Robert Tanitch reviews Evita at Open Air Theatre, Regent’s Park, London NW1
Jamie Lloyd gives Andrew Lloyd Webber and Tim Rice’s 1978 rock opera a raw, brutal and contemporary concert performance with handheld microphones. It’s not like any Evita you have seen.
There is smoke, flame, fireworks, black confetti and burst balloons. There is no glamour whatsoever. The iconic Christian Dior dress makes the briefest of appearances.
The stage is stripped bare. There is a huge staircase. The lighting can be blinding. The story-telling is poor. The lyrics are not always audible.
The production takes its energy from the music and Fabian Aloise’s choreography which drives the show. The dancers upstage the lead American actors every time.
The script traces the rise of Eva Peron, from illegitimate child to small-time prostitute, to big time poule de luxe, to mistress and finally wife of Argentine’s dictator, from which vantage point she seduces the whole nation.
Eva Peron had style and glamour. She was worshipped by the poor, the descamisados, the shirtless ones. Her popularity outstripped Peron’s. She was a Superstar and like the other Andrew Lloyd Webber/Tim Rice Superstar she died in at 33 (from cancer).
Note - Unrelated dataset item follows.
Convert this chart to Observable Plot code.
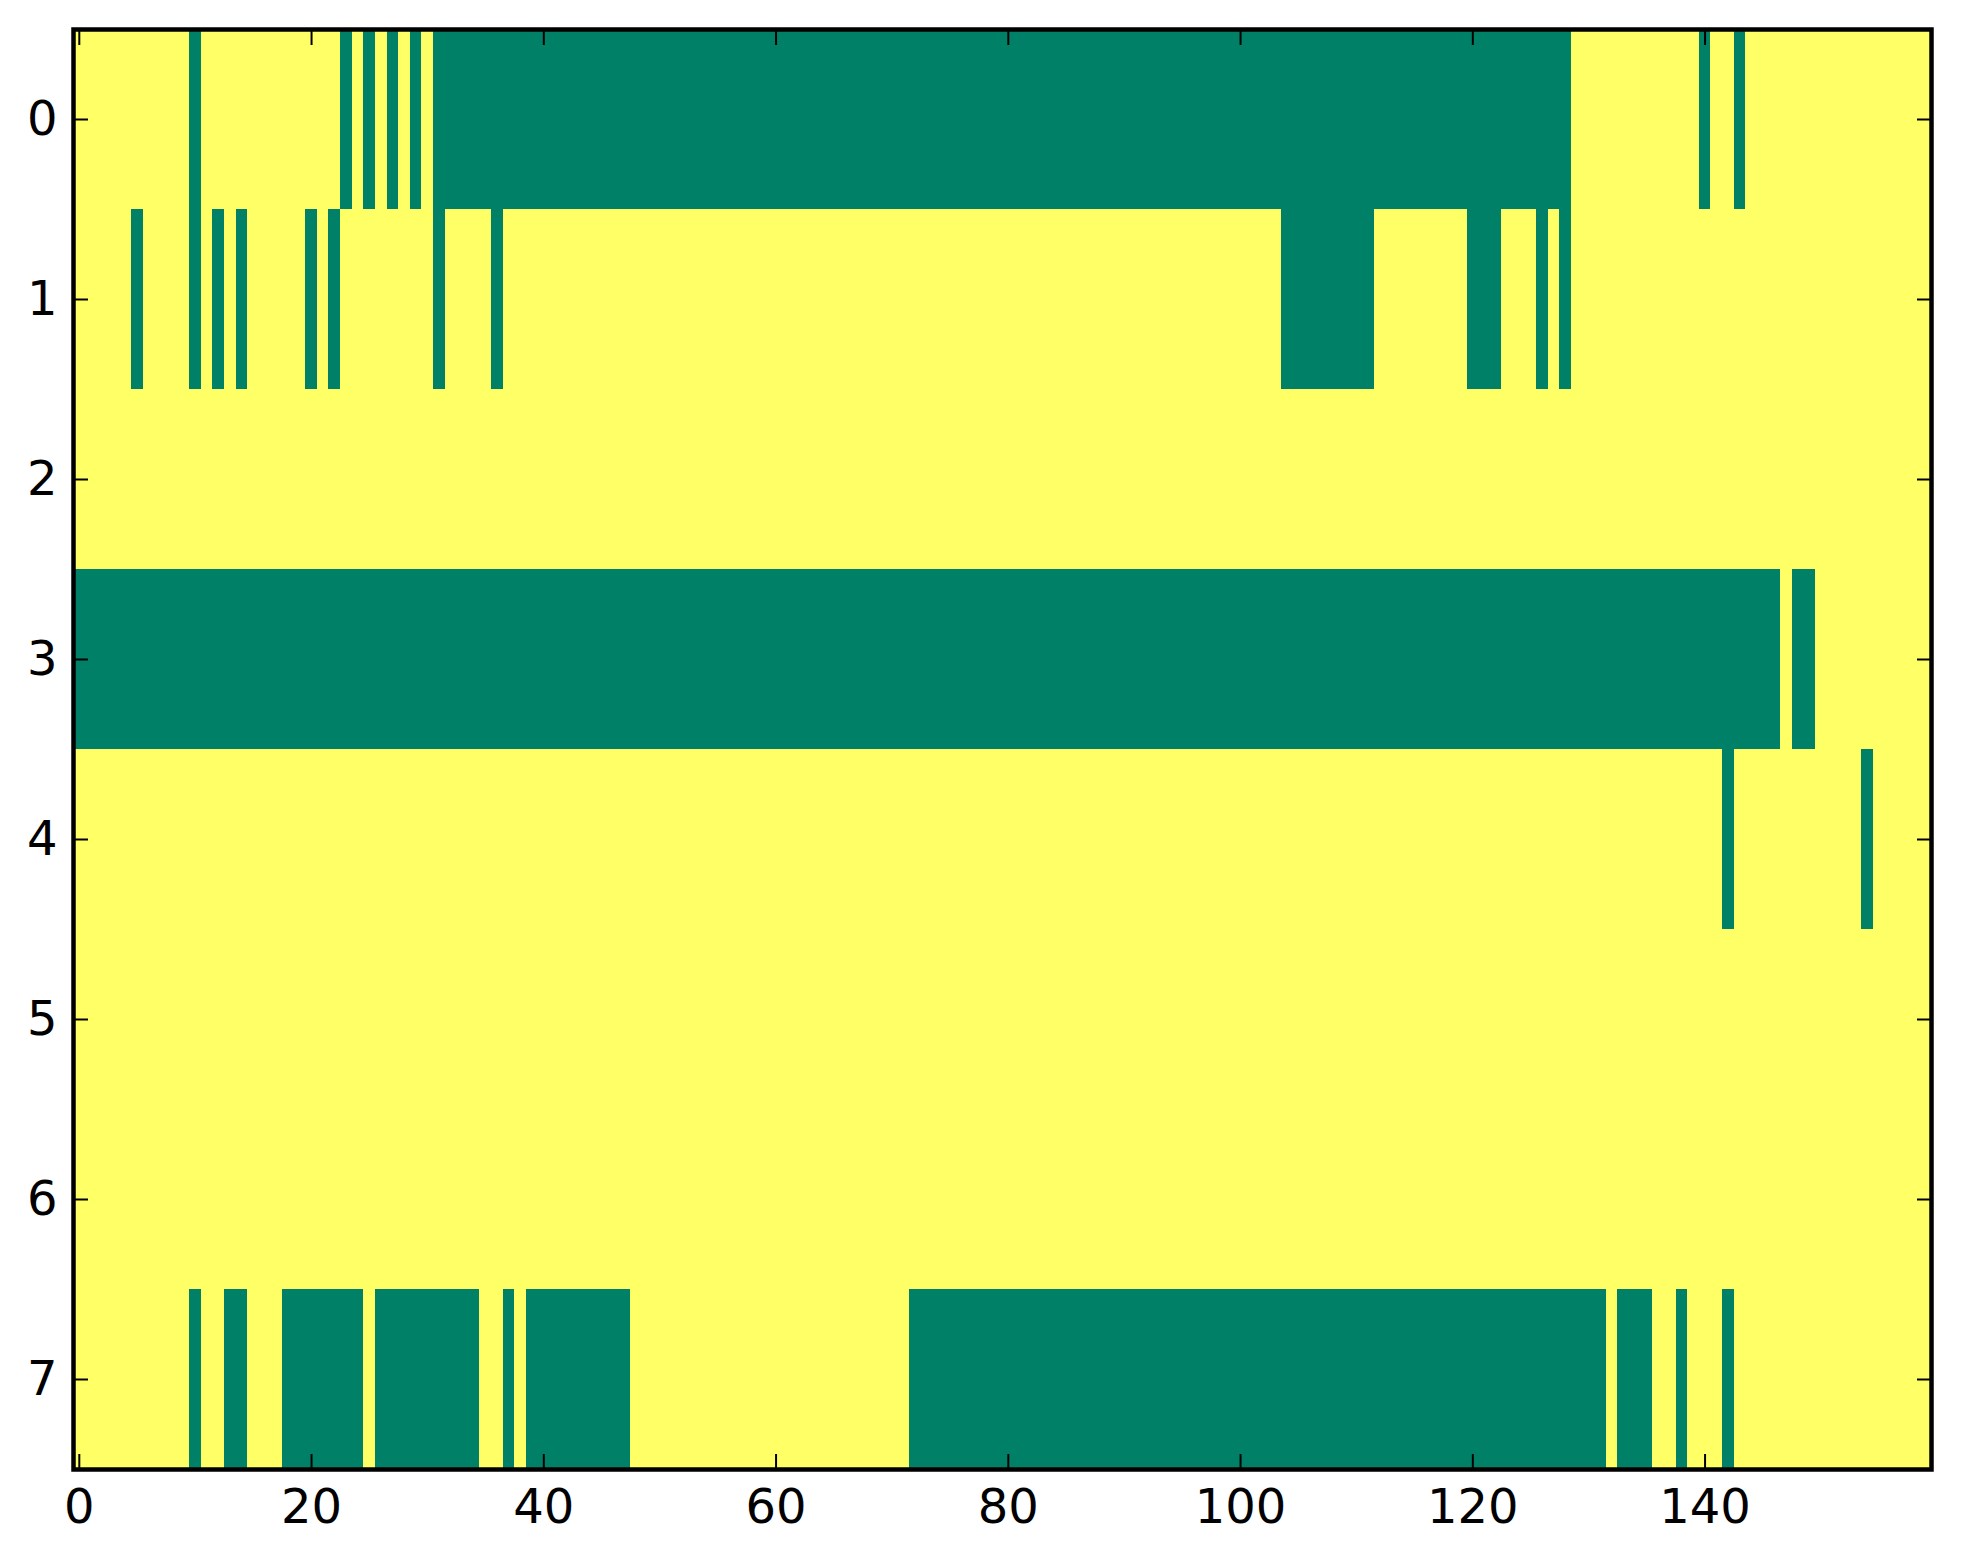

Such national outpouring of grief in 1952 would not be equalled until 1997 and the death of Diana, Princess of Wales, who will, no doubt, be the subject of a lush West End musical at some future date.
For those who have seen Elaine Page, Patti Lupone, Madonna and Elena Rogers. Samantha Pauly’s Evita will be a big surprise. Pauly wears a white slip and sneakers. She remains an unsympathetic, girly slut throughout. Nobody is going to cry for Eva Peron in Regent’s Park.
Trent Saunders, who plays Che, the cynical narrator, wears a Che Guevara T-shirt and looks like the scruffy Che we know. Saunders’ originality is to strip to his underwear and have a bucket of paint thrown all over him.